伊藤 平田さんは、中学校時代からプログラミングに熱中し、浅野さんは地域貢献への想いがあった。それぞれ心に燃えるものを持っていたのが、大きいのではないでしょうか。原体験を具体的な課題と結びつけて、行動を起こせる学生がいる一方、きっかけを与えてくれる人や伴走してくれる人が必要な学生もいます。
 ただ、心を熱くさせるような原体験は、個人の能力とは関係なく一人ひとりの中にあり、それが表に出ているか、出ていないかの違いでしかないと、私は考えています。単にカリキュラムを整えるだけではなく、一人ひとりに寄り添って内なる情熱や想いを引き出すことが重要だと、2人の学生の話を聞いて思いました。

「やる気」は実際にやってみて、初めて湧くもの

山田 学生の心に火をつける際に意識されていることはありますか。

伊藤 具体的な仕掛けとしては、私も含めて教員が学生と1on1のミーティングを頻繁に行い、一人ひとりの声を聞く機会をたくさん設けています。また、寮生活を通して、「みんなが頑張っているから自分も」といった刺激を与え続けることも重要です。いずれにせよ、他者とたくさん話をすることで、心の奥底から熱意やこだわりが湧いてくるのだと思います。
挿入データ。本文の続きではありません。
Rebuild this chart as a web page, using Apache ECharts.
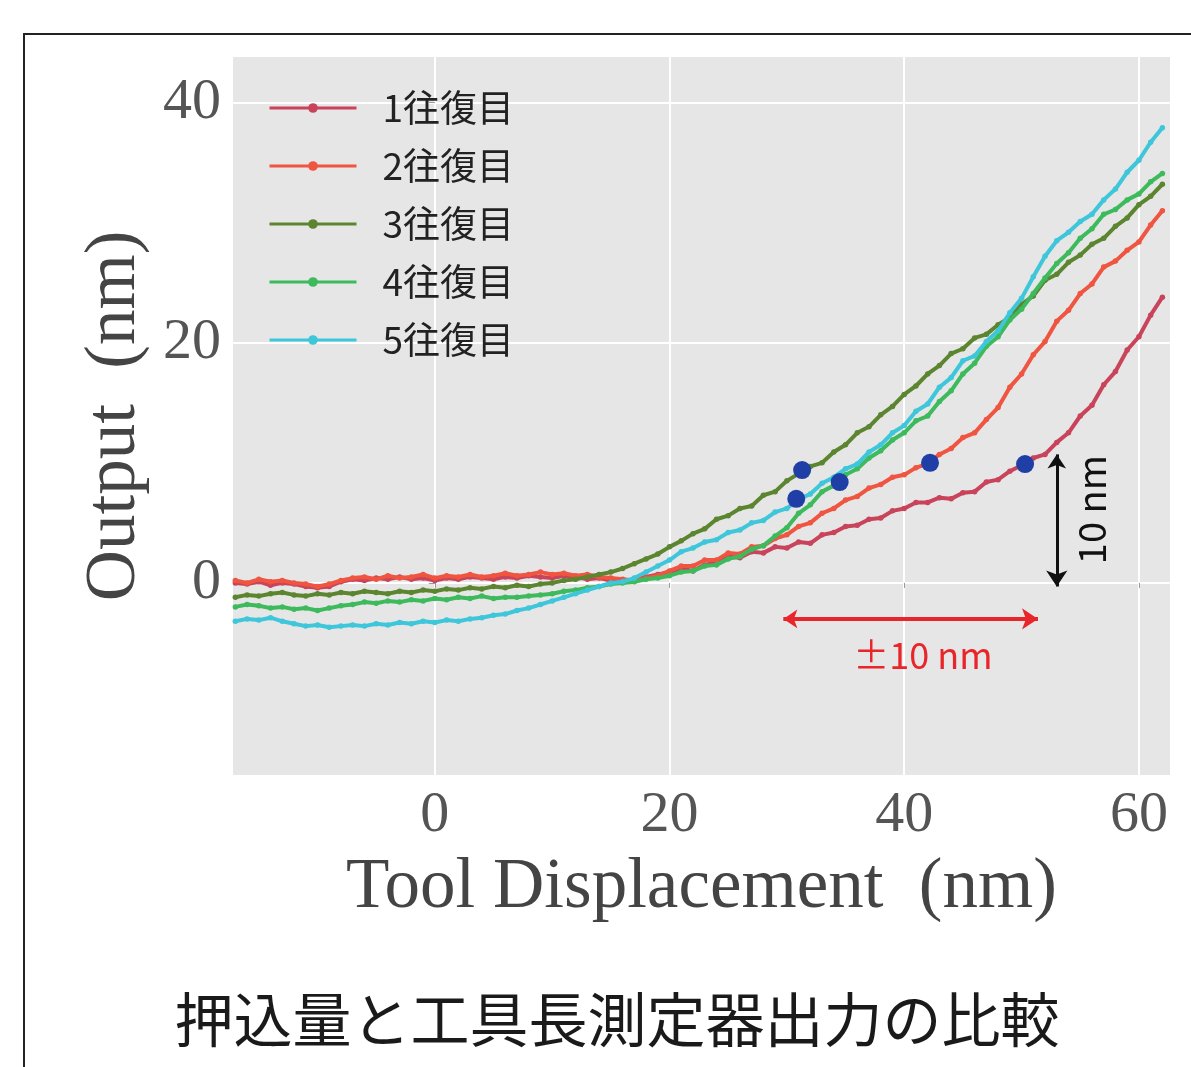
<!DOCTYPE html>
<html><head><meta charset="utf-8">
<script src="https://cdn.jsdelivr.net/npm/echarts@6/dist/echarts.min.js"></script>
<style>html,body{margin:0;padding:0;background:#fff;}#c{width:1191px;height:1067px;}</style>
</head><body><div id="c"></div>
<script>
// Tool displacement (nm)
const displacement = [-17,-16,-15,-14,-13,-12,-11,-10,-9,-8,-7,-6,-5,-4,-3,-2,-1,
  0,1,2,3,4,5,6,7,8,9,10,11,12,13,14,15,16,17,18,19,
  20,21,22,23,24,25,26,27,28,29,30,31,32,33,34,35,36,37,38,39,
  40,41,42,43,44,45,46,47,48,49,50,51,52,53,54,55,56,57,58,59,60,61,62];

const seriesNames = ['1往復目','2往復目','3往復目','4往復目','5往復目'];

const run1 = [0.0,-0.1,0.1,-0.2,0.0,-0.1,-0.3,-0.4,-0.3,0.1,0.3,0.2,0.4,0.3,0.5,0.3,0.4,
  0.2,0.4,0.3,0.5,0.4,0.3,0.5,0.4,0.6,0.5,0.4,0.6,0.5,0.3,0.4,0.2,0.1,0.3,0.5,0.7,
  0.9,1.2,1.0,1.5,1.7,2.2,2.1,2.6,2.5,3.0,2.9,3.4,3.3,4.0,4.2,4.7,4.8,5.3,5.4,6.0,
  6.2,6.7,6.7,7.1,7.0,7.5,7.6,8.4,8.6,9.3,9.8,10.4,10.7,11.7,12.5,13.9,14.8,16.5,17.6,19.4,20.5,22.3,23.8];

const run2 = [0.2,0.0,0.3,0.1,0.2,0.0,-0.1,-0.3,-0.1,0.2,0.4,0.5,0.3,0.6,0.4,0.5,0.7,
  0.4,0.6,0.5,0.7,0.5,0.6,0.8,0.6,0.7,0.9,0.7,0.8,0.6,0.7,0.5,0.4,0.3,0.2,0.4,0.6,
  1.0,1.4,1.4,1.9,1.9,2.5,2.4,3.0,3.1,3.7,4.0,4.7,5.0,5.8,6.2,6.9,7.2,7.9,8.2,8.8,
  9.0,9.6,9.9,10.7,11.2,12.1,12.5,13.6,14.6,16.3,17.4,19.0,20.1,21.8,22.7,24.1,24.9,26.3,26.8,27.7,28.4,29.8,31.0];

const run3 = [-1.2,-1.0,-1.1,-0.9,-0.8,-1.0,-1.1,-0.9,-1.0,-0.8,-0.9,-0.7,-0.8,-0.9,-0.7,-0.8,-0.6,
  -0.7,-0.5,-0.6,-0.4,-0.5,-0.3,-0.4,-0.2,-0.3,-0.1,0.0,0.2,0.3,0.5,0.7,0.9,1.2,1.6,2.0,2.4,
  3.0,3.5,4.1,4.5,5.3,5.6,6.2,6.4,7.3,7.6,8.5,9.1,9.7,10.0,10.9,11.5,12.5,13.0,14.0,14.7,
  15.7,16.4,17.4,18.1,19.1,19.5,20.4,20.7,21.5,22.1,23.2,23.9,25.2,25.7,26.7,27.3,28.2,28.7,29.7,30.4,31.5,32.2,33.2];

const run4 = [-2.0,-1.8,-1.9,-2.1,-2.0,-2.2,-2.1,-2.3,-2.1,-1.9,-1.8,-1.6,-1.7,-1.5,-1.6,-1.4,-1.5,
  -1.3,-1.4,-1.2,-1.3,-1.1,-1.3,-1.2,-1.2,-1.1,-1.0,-0.9,-0.7,-0.6,-0.4,-0.3,-0.1,0.0,0.1,0.3,0.4,
  0.6,0.9,1.0,1.4,1.5,2.0,2.2,2.8,3.1,3.9,4.6,5.8,6.5,7.6,8.1,9.0,9.5,10.4,11.0,11.9,
  12.5,13.5,13.9,15.1,16.0,17.4,18.3,19.7,20.5,21.9,22.8,24.1,25.4,26.6,27.5,28.7,29.5,30.7,31.1,31.9,32.4,33.4,34.1];

const run5 = [-3.2,-3.0,-3.1,-2.9,-3.2,-3.4,-3.6,-3.5,-3.7,-3.6,-3.5,-3.6,-3.4,-3.5,-3.3,-3.4,-3.2,
  -3.3,-3.1,-3.2,-3.0,-2.9,-2.7,-2.6,-2.3,-2.1,-1.8,-1.5,-1.2,-0.9,-0.6,-0.3,0.0,0.1,0.4,0.9,1.4,
  1.9,2.6,2.9,3.4,3.6,4.2,4.4,5.0,5.2,5.9,6.2,7.0,7.4,8.3,8.8,9.5,9.9,10.9,11.5,12.5,
  13.1,14.3,14.9,16.3,17.1,18.5,18.9,20.1,21.0,22.5,23.7,25.5,27.2,28.5,29.2,30.1,30.7,31.9,32.8,34.2,35.2,36.7,37.9];

const runs = [run1, run2, run3, run4, run5];
const colors = ['#c9445a', '#ef5540', '#5c8530', '#3dba5c', '#3ec6da'];

// Highlighted points (blue dots)
const dotX = [31.3, 30.8, 34.5, 42.2, 50.3];
const dotY = [9.4, 7.0, 8.4, 10.0, 9.9];

// Annotation arrows and their labels
const vArrow = [[53.0, 10.7], [53.0, -0.3]];
const hArrow = [[29.7, -3.0], [51.4, -3.0]];
const vLabel = {x: 56.0, y: 6.1, text: '10 nm'};
const hLabel = {x: 41.6, y: -6.0, text: '±10 nm'};

const xTicks = [0, 20, 40, 60];
const yTicks = [0, 20, 40];

const chart = echarts.init(document.getElementById('c'));
const serif = 'Liberation Serif';
const cjk = 'Noto Sans CJK JP';

const lineSeries = runs.map((r, i) => ({
  type: 'line',
  name: seriesNames[i],
  data: displacement.map((x, j) => [x, r[j]]),
  symbol: 'circle',
  symbolSize: 5.5,
  showSymbol: true,
  lineStyle: {width: 4, color: colors[i]},
  itemStyle: {color: colors[i]},
  animation: false,
  z: 2 + i
}));

chart.setOption({
  animation: false,
  backgroundColor: '#ffffff',
  grid: {left: 233, top: 57, right: 21, bottom: 292, show: true, backgroundColor: '#e6e6e6', borderWidth: 0},
  legend: {
    data: seriesNames,
    orient: 'vertical',
    left: 263, top: 83,
    itemWidth: 87, itemHeight: 12,
    itemGap: 18,
    lineStyle: {width: 3},
    textStyle: {fontFamily: cjk, fontSize: 37, color: '#222', lineHeight: 40, padding: [0, 0, 0, 21]}
  },
  xAxis: {
    type: 'value', min: -17.2, max: 62.65,
    name: 'Tool Displacement  (nm)', nameLocation: 'middle', nameGap: 78,
    nameTextStyle: {fontFamily: serif, fontSize: 71, color: '#444'},
    axisLine: {show: false},
    axisTick: {show: true, length: 5, lineStyle: {color: '#999'}, customValues: xTicks},
    axisLabel: {customValues: xTicks, fontFamily: serif, fontSize: 58, color: '#555', margin: 12},
    splitLine: {show: true, lineStyle: {color: '#ffffff', width: 2}}
  },
  yAxis: {
    type: 'value', min: -16.0, max: 43.8,
    name: 'Output  (nm)', nameLocation: 'middle', nameGap: 82,
    nameTextStyle: {fontFamily: serif, fontSize: 71, color: '#444'},
    axisLine: {show: false},
    axisTick: {show: true, length: 6, lineStyle: {color: '#999'}, customValues: yTicks},
    axisLabel: {customValues: yTicks, fontFamily: serif, fontSize: 58, color: '#555', margin: 12},
    splitLine: {show: true, lineStyle: {color: '#ffffff', width: 2}}
  },
  series: lineSeries.concat([
    {
      type: 'scatter', name: 'dots',
      data: dotX.map((x, i) => [x, dotY[i]]),
      symbolSize: 18, itemStyle: {color: '#1f3fa6', opacity: 1}, z: 20
    },
    {
      type: 'lines', coordinateSystem: 'cartesian2d', z: 20,
      symbol: ['arrow', 'arrow'], symbolSize: [14, 16],
      data: [
        {coords: vArrow, lineStyle: {color: '#111111', width: 3, opacity: 1}},
        {coords: hArrow, lineStyle: {color: '#e8262a', width: 4, opacity: 1}}
      ]
    },
    {
      type: 'scatter', name: 'labels', symbolSize: 0, z: 21,
      itemStyle: {opacity: 1},
      data: [
        {value: [vLabel.x, vLabel.y], label: {show: true, position: 'inside', formatter: vLabel.text, rotate: 90, fontFamily: cjk, fontSize: 38, color: '#111', opacity: 1}},
        {value: [hLabel.x, hLabel.y], label: {show: true, position: 'inside', formatter: hLabel.text, fontFamily: cjk, fontSize: 36, color: '#e8262a', opacity: 1}}
      ]
    }
  ]),
  graphic: [
    {type: 'rect', shape: {x: 24, y: 34, width: 1300, height: 1200}, style: {fill: 'none', stroke: '#222', lineWidth: 2}, z: 100, silent: true},
    {type: 'text', x: 617, y: 1020, style: {text: '押込量と工具長測定器出力の比較', fontFamily: cjk, fontSize: 59, fill: '#1a1a1a', textAlign: 'center', textVerticalAlign: 'middle'}, z: 100}
  ]
});
</script>
</body></html>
廣瀬 高校の探究活動でも、頑張っている学校は、生徒と教員の1対1の話し合いを大事にしています。平田さんや浅野さんの話をうかがっても、自身の課題が言語化されていることが、社会に参画する意欲に結びついていることを強く感じます。

伊藤 私は、若い頃、それほど好奇心は強くありませんでした。しかし、多くの人と接して様々な体験を重ねる中で、「すごい」「やばい」と声を出しているうちに、自然と好奇心が湧いてきました。学生にも普段の会話で「あの時どう思った?」などと問いかけ、感情を言葉にさせるようにするなど、あえて声を出す訓練をしてみるのもいいかもしれません。好奇心が湧いたところで具体的な問いに落とし込み、探究などの枠組みの中で取り組むうちに、学生は面白さを見いだし、主体的になっていくのではないでしょうか。

山田 やる気というものは、最初からあるものではないのかもしれません。やってみて何らかの反応が返ってきて、その上でよかった、できなかったといった体験が、次のモチベーションにつながる。やる気がないからできないのではなく、行動しないとそもそもやる気が湧かないのかもしれません。

伊藤 おっしゃる通りだと思います。主体性はやってみて初めて湧くものだという認識を、もっと教育現場で共有すべきだと思います。

山田 主体性はアクションやアウトプットと不可分の関係にあり、教育現場でそういう機会をどれだけつくれるか、魅力ある選択肢を提供できるかが重要だということですね。

本日はありがとうございました。